The European Commission has released new proposals for a raft of measures which will shore-up prevention of gas crises and ensure better coordination and support between EU countries in any gas supply disruption. The proposals will also tighten-up so-called intergovernmental agreements in the energy field between EU and non-EU countries and set out a strategy for boosting energy security through access to LNG and gas storage. Furthermore, addressing the potential for improving energy efficiency and the use of renewable energy in the sector with the first ever dedicated strategy, the Commission presents the way forward to move towards a smart, efficient and sustainable heating and cooling system.
These proposals are part of the Commission’s Energy Union strategy and will give a strong push to improving the EU’s energy security and solidarity. They are also in line with the EU’s commitments to fighting climate change taken at the Paris climate summit towards the end of last year.
“After the gas crises of 2006 and 2009 that left many millions out in the cold, we said: ‘Never again’. But the stress tests of 2014 showed we are still far too vulnerable to major disruption of gas supplies. And the political tensions on our borders are a sharp reminder that this problem will not just go away. Today’s proposals are about a reliable, competitive and flexible system in which energy flows across borders and consumers reap the benefits. They are about standing together to protect the most vulnerable. And they are about securing our clean energy future: I can assure that our commitment to a clean energy transition is irreversible and non-negotiable,” Miguel Arias Cañete, Commissioner for Climate Action and Energy, said.
On gas crisis prevention, the Commission plans to improve coordination between EU countries and create rules that would require an EU country to help out its neighbour if it is experiencing a very severe gas crisis. Under the so-called solidarity principle, an EU country in trouble would see gas supplies to its households and essential services ensured by neighbouring EU countries.
Gas currently covers one quarter of the EU’s energy consumption and the EU is the biggest gas importer in the world. The expected decline of domestic EU gas production will also impact on gas imports. Besides, gas is also seen to play a determinant role in accompanying the EU’s transition to a low carbon energy system since it is a back-up fuel for renewables when weather conditions hamper renewable energy production. The Commission has also published a proposal to tighten-up so-called intergovernmental energy agreements between an EU country and a non-EU country. The new rules will allow the Commission to take action before such agreements are signed if it assesses that such an agreement could affect the security of gas supplies in another EU country or hamper the functioning of the EU’s energy market.
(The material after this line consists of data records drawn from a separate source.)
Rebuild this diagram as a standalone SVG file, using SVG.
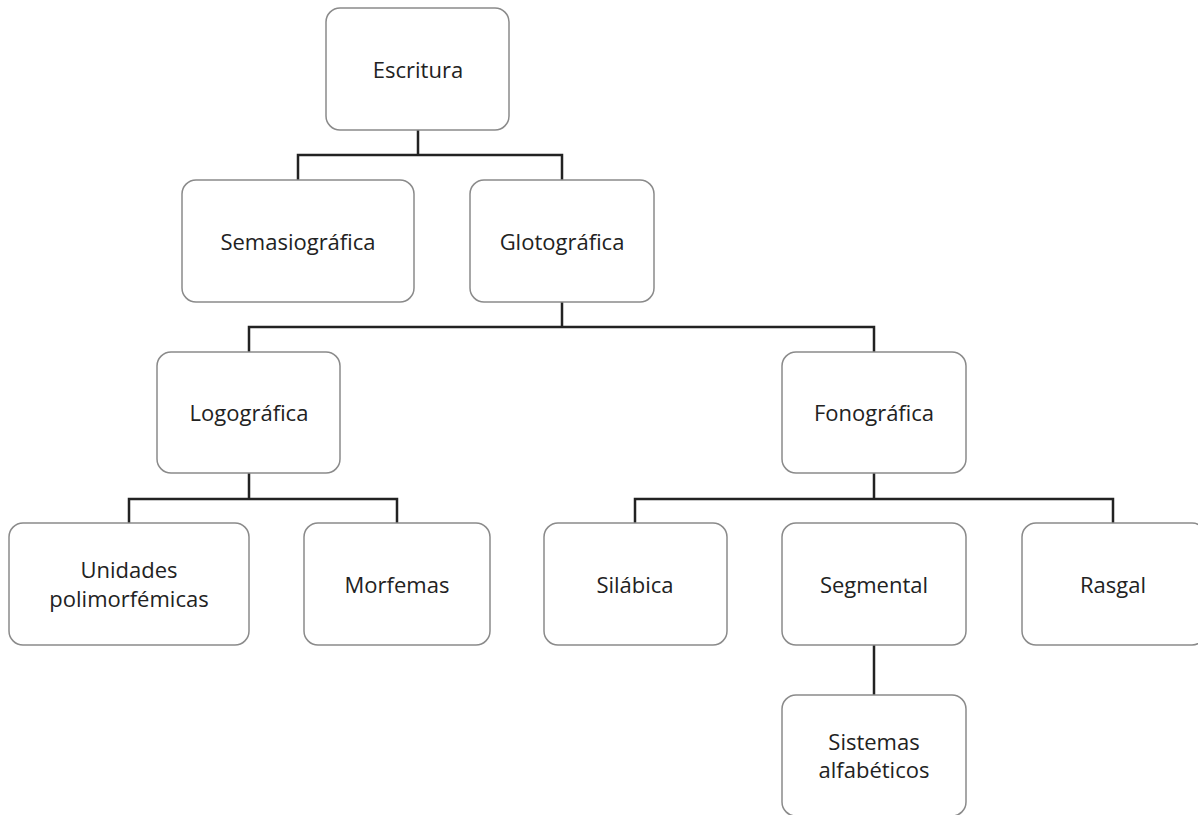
<svg xmlns="http://www.w3.org/2000/svg" width="1198" height="815" viewBox="0 0 1198 815">
<style>
.box{fill:#fff;stroke:#8a8a8a;stroke-width:1.5}
.lbl{font-family:"Open Sans","Noto Sans",sans-serif;font-size:22px;fill:#222;text-anchor:middle;dominant-baseline:central}
.con{fill:none;stroke:#222;stroke-width:2.5}
</style>
<rect width="1198" height="815" fill="#fff"/>
<g id="connectors">
<path class="con" d="M418 130V155M298 180V155H562V180"/>
<path class="con" d="M562 302V327M249 352V327H874V352"/>
<path class="con" d="M249 473V499M129 523V499H397V523"/>
<path class="con" d="M874 473V499M635 523V499H1113V523"/>
<path class="con" d="M874 645V695"/>
</g>
<g id="escritura"><rect class="box" x="326" y="8" width="183" height="122" rx="14"/><text class="lbl" x="418" y="69">Escritura</text></g>
<g id="semasiografica"><rect class="box" x="182" y="180" width="232" height="122" rx="14"/><text class="lbl" x="298" y="241">Semasiográfica</text></g>
<g id="glotografica"><rect class="box" x="470" y="180" width="184" height="122" rx="14"/><text class="lbl" x="562" y="241">Glotográfica</text></g>
<g id="logografica"><rect class="box" x="157" y="352" width="183" height="121" rx="14"/><text class="lbl" x="249" y="412">Logográfica</text></g>
<g id="fonografica"><rect class="box" x="782" y="352" width="184" height="121" rx="14"/><text class="lbl" x="874" y="412">Fonográfica</text></g>
<g id="unidades"><rect class="box" x="9" y="523" width="240" height="122" rx="14"/><text class="lbl" x="129" y="569">Unidades</text><text class="lbl" x="129" y="598">polimorfémicas</text></g>
<g id="morfemas"><rect class="box" x="304" y="523" width="186" height="122" rx="14"/><text class="lbl" x="397" y="584">Morfemas</text></g>
<g id="silabica"><rect class="box" x="544" y="523" width="183" height="122" rx="14"/><text class="lbl" x="635" y="584">Silábica</text></g>
<g id="segmental"><rect class="box" x="782" y="523" width="184" height="122" rx="14"/><text class="lbl" x="874" y="584">Segmental</text></g>
<g id="rasgal"><rect class="box" x="1022" y="523" width="184" height="122" rx="14"/><text class="lbl" x="1113" y="584">Rasgal</text></g>
<g id="sistemas"><rect class="box" x="782" y="695" width="184" height="121" rx="14"/><text class="lbl" x="874" y="741">Sistemas</text><text class="lbl" x="874" y="769">alfabéticos</text></g>
</svg>
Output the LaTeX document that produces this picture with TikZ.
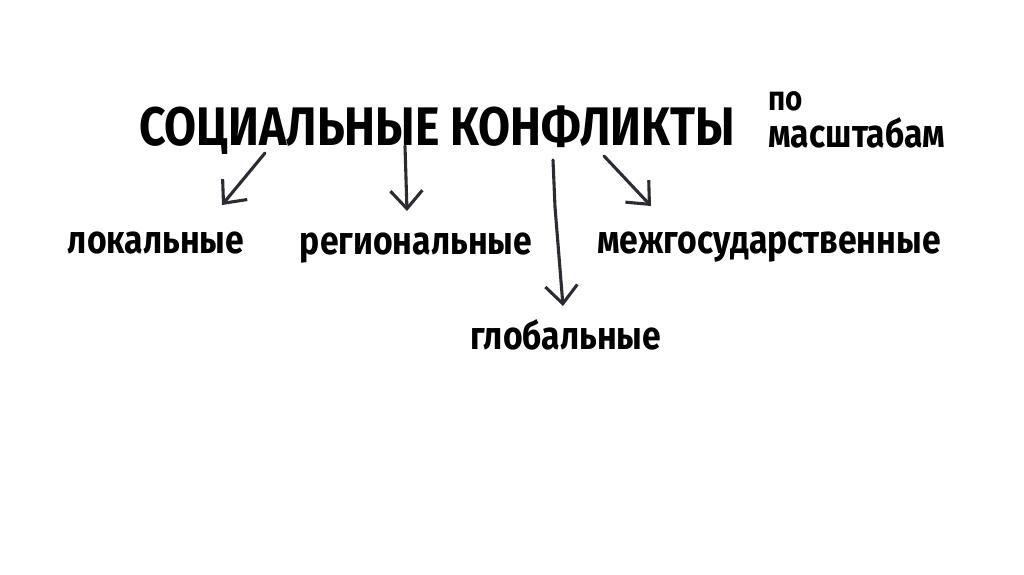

Finally, the Commission has outlined how better access to a rapidly developing global market in Liquefied Natural Gas (LNG) and better use of gas storage across the EU would allow EU countries that are dependent on very few gas suppliers to diversify their supply and hence strengthen their energy security.
For heating and cooling, the Commission has launched its first ever strategy to tackle the massive use of energy, particularly fossil fuels, in the sector. Heating and cooling accounts for 50% of the EU’s energy consumption and renewables account for just 18% of this. The strategy includes plans to boost the energy efficiency of buildings, improve linkages between electricity systems and district heating systems which will greatly increase the use of renewable energy, and encourage reuse of waste heat and cold generated by industry.
It also aims to ease access to information for consumers to allow them to better understand their energy use and make informed choices that could save energy, as well as inform them on possible energy efficient renovations and options for generating their own energy with renewables.